Годы, проведенные бок о бок с Бархиным, были временем самого активного моего участия в деле реставрации, открытия и популяризации забытых шедевров русского искусства. И общение с Сергеем помнится не только праздничными застольями в моем незабвенном «бункере» во Всеволожском переулке, регулярные наезды наши в «Челюху», где сильно нарушался деловой ритм и рабочий процесс творческих занятий, но прежде всего тем богатством знаний и прекрасной эрудицией, которыми обладал и щедро делился со мной Бархин. Как интересно было гулять с ним по старой Москве, где каждое здание оказывалось ему не только досконально известным, но подчас и связанным с жизнью его родичей по отцовской и материнской линии. О Палладио и Брунелески Сережа говорил так, словно был работал с ними, во всяком случае секреты их мастерства знал доподлинно.

Меня всегда привлекала в Сергее Бархине страстное отношение к жизни, работе и к самым различным людям. Он пытался зачастую придать себе вид отстраненного свидетеля происходящего, этакого усталого денди. Но маска нигилизма всякий раз им сбрасывалась, когда ситуация становилась напряженной и требовалось внести ясность в те или иные суждения по насущному вопросу.

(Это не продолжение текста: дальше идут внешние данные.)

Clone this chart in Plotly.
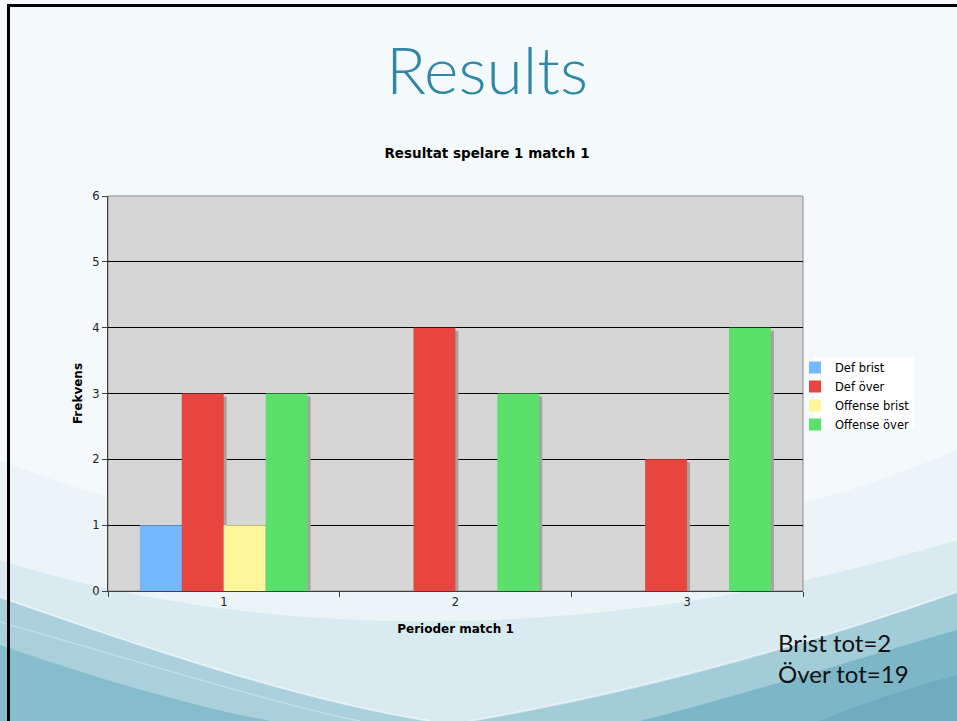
import plotly.graph_objects as go

# ---------------- data ----------------
categories = ["1", "2", "3"]
series_names = ["Def brist", "Def över", "Offense brist", "Offense över"]
def_brist = [1, 0, 0]
def_over = [3, 4, 2]
off_brist = [1, 0, 0]
off_over = [3, 3, 4]
y_ticks = [0, 1, 2, 3, 4, 5, 6]

series_values = [def_brist, def_over, off_brist, off_over]
colors = ["#74b9ff", "#e8453f", "#fff59a", "#5be06b"]

# ---------------- geometry helpers ----------------
W, H = 957, 721
L, R, T, B = 108, 154, 196, 130
PW, PH = W - L - R, H - T - B


def px(x):
    return (x - L) / PW


def py(y):
    return (H - B - y) / PH


def path(cmds):
    out = []
    for c in cmds:
        if c[0] in ("M", "L"):
            out.append(f"{c[0]} {px(c[1]):.4f},{py(c[2]):.4f}")
        elif c[0] == "C":
            out.append(
                f"C {px(c[1]):.4f},{py(c[2]):.4f} {px(c[3]):.4f},{py(c[4]):.4f} {px(c[5]):.4f},{py(c[6]):.4f}"
            )
        elif c[0] == "Z":
            out.append("Z")
    return " ".join(out)


def fill_shape(cmds, color):
    return dict(type="path", xref="paper", yref="paper", layer="below",
                path=path(cmds), fillcolor=color, line=dict(width=0))


def line_shape(cmds, color, width):
    return dict(type="path", xref="paper", yref="paper", layer="below",
                path=path(cmds), line=dict(color=color, width=width))


fig = go.Figure()

bar_w = 0.181
start = -0.3625
sh_dx = 0.013
sh_dy = 0.046

# shadows
for i, vals in enumerate(series_values):
    fig.add_trace(go.Bar(
        x=categories,
        y=[v - sh_dy if v > 0 else None for v in vals],
        width=bar_w, offset=start + i * bar_w + sh_dx,
        marker=dict(color="#a3a3a3", line=dict(width=0)),
        showlegend=False, hoverinfo="skip",
    ))

for i, (name, vals) in enumerate(zip(series_names, series_values)):
    fig.add_trace(go.Bar(
        x=categories, y=vals, name=name,
        width=bar_w, offset=start + i * bar_w,
        marker=dict(color=colors[i], line=dict(width=0)),
    ))

shapes = [
    # soft tints
    fill_shape([("M", 0, 460), ("C", 300, 580, 650, 580, 957, 450),
                ("L", 957, 721), ("L", 0, 721), ("Z",)], "#ebf4f7"),
    fill_shape([("M", 0, 560), ("C", 250, 640, 600, 650, 957, 540),
                ("L", 957, 721), ("L", 0, 721), ("Z",)], "#d9eaf0"),
    # left wave
    fill_shape([("M", 0, 597), ("C", 150, 650, 300, 700, 430, 721),
                ("L", 0, 721), ("Z",)], "#a9d0dc"),
    fill_shape([("M", 0, 645), ("C", 100, 680, 200, 708, 270, 721),
                ("L", 0, 721), ("Z",)], "#86bccc"),
    # right wave
    fill_shape([("M", 470, 721), ("C", 650, 690, 820, 640, 957, 592),
                ("L", 957, 721), ("Z",)], "#a2ccd8"),
    fill_shape([("M", 640, 721), ("C", 760, 690, 870, 655, 957, 630),
                ("L", 957, 721), ("Z",)], "#7db6c7"),
    fill_shape([("M", 820, 721), ("C", 870, 700, 920, 685, 957, 675),
                ("L", 957, 721), ("Z",)], "#6eabbd"),
    # highlight streaks
    line_shape([("M", 0, 597), ("C", 150, 650, 300, 700, 430, 721)],
               "rgba(255,255,255,0.55)", 2),
    line_shape([("M", 470, 721), ("C", 650, 690, 820, 640, 957, 592)],
               "rgba(255,255,255,0.5)", 2),
    line_shape([("M", 0, 622), ("C", 150, 665, 280, 705, 360, 721)],
               "rgba(255,255,255,0.3)", 1.5),
    # plot background
    dict(type="rect", xref="x domain", yref="y domain", layer="below",
         x0=0, x1=1, y0=0, y1=1, fillcolor="#d6d6d6",
         line=dict(color="#8c8c8c", width=1)),
    # legend box
    dict(type="rect", xref="paper", yref="paper", layer="below",
         x0=px(814), x1=px(914), y0=py(357), y1=py(429),
         fillcolor="#ffffff", line=dict(width=0)),
    # slide frame
    dict(type="line", xref="paper", yref="paper",
         x0=px(7), x1=px(960), y0=py(5.5), y1=py(5.5),
         line=dict(color="#000000", width=3)),
    dict(type="line", xref="paper", yref="paper",
         x0=px(8.5), x1=px(8.5), y0=py(4), y1=py(725),
         line=dict(color="#000000", width=3)),
]

annotations = [
    dict(text="Results", xref="paper", yref="paper", x=px(487), y=py(68),
         xanchor="center", yanchor="middle", showarrow=False,
         font=dict(family="Lato", size=66, color="#2f86a6", weight=300)),
    dict(text="Brist tot=2<br>Över tot=19", xref="paper", yref="paper",
         x=px(776), y=py(626), xanchor="left", yanchor="top", align="left",
         showarrow=False,
         font=dict(family="Lato", size=24, color="#111111")),
]

fig.update_layout(
    width=W, height=H,
    margin=dict(l=L, r=R, t=T, b=B, autoexpand=False),
    paper_bgcolor="#f4fafc",
    plot_bgcolor="rgba(0,0,0,0)",
    barmode="overlay",
    title=dict(text="<b>Resultat spelare 1 match 1</b>", xref="container", x=487 / W,
               xanchor="center", yref="container", y=1 - 153 / H, yanchor="middle",
               font=dict(family="DejaVu Sans", size=13.5, color="#000000")),
    font=dict(family="DejaVu Sans", size=12, color="#222222"),
    showlegend=True,
    legend=dict(x=px(795), y=py(353), xanchor="left", yanchor="top",
                bgcolor="rgba(0,0,0,0)", borderwidth=0,
                font=dict(family="DejaVu Sans", size=11.5, color="#000000"),
                traceorder="normal", itemwidth=30),
    shapes=shapes,
    annotations=annotations,
)

fig.update_xaxes(
    type="category", categoryorder="array", categoryarray=categories,
    range=[-0.5, 2.5], showgrid=False, zeroline=False,
    showline=True, linecolor="#404040", linewidth=1,
    ticks="outside", tickson="boundaries", ticklen=5, tickcolor="#404040",
    tickfont=dict(family="DejaVu Sans", size=11.5, color="#222222"),
    title=dict(text="<b>Perioder match 1</b>", standoff=16,
               font=dict(family="DejaVu Sans", size=12, color="#000000")),
)
fig.update_yaxes(
    range=[0, 6], tickvals=y_ticks, showgrid=True, gridcolor="#000000", gridwidth=1,
    zeroline=False, showline=True, linecolor="#404040", linewidth=1,
    ticks="outside", ticklen=5, tickcolor="#404040",
    tickfont=dict(family="DejaVu Sans", size=11.5, color="#222222"),
    title=dict(text="<b>Frekvens</b>", standoff=7,
               font=dict(family="DejaVu Sans", size=12, color="#000000")),
)

fig.write_html("out.html", config={"displayModeBar": False},
               post_script="document.body.style.margin='0px';")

Работал Бархин увлеченно, относясь к любому начинанию скрупулезно и требовательно. Я восхищался его умением исследовать эпоху, документы и исторические свидетельства, связанные с каждым оформляемым спектаклем или иллюстрируемой книгой. Помню, с какой любовью он готовил изобразительный ряд небольшой книжки андалузской элегии Хуана Хименеса «Платеро и я». До того, как изысканное издание появилось у меня в руках, я наизусть знал из рассказов Сережи все про чудного ослика Платеро и его друга. Меня ничуть не удивила царственная надпись художника на моем экземпляре «К Новому3 1982 году – самую лучшую свою книжечку». Потом он будет и другие оформляемые книги и спектакли считать самыми лучшими и близкими. И это прекрасно, ибо настоящий творец не может оставаться безразличным к своим детищам.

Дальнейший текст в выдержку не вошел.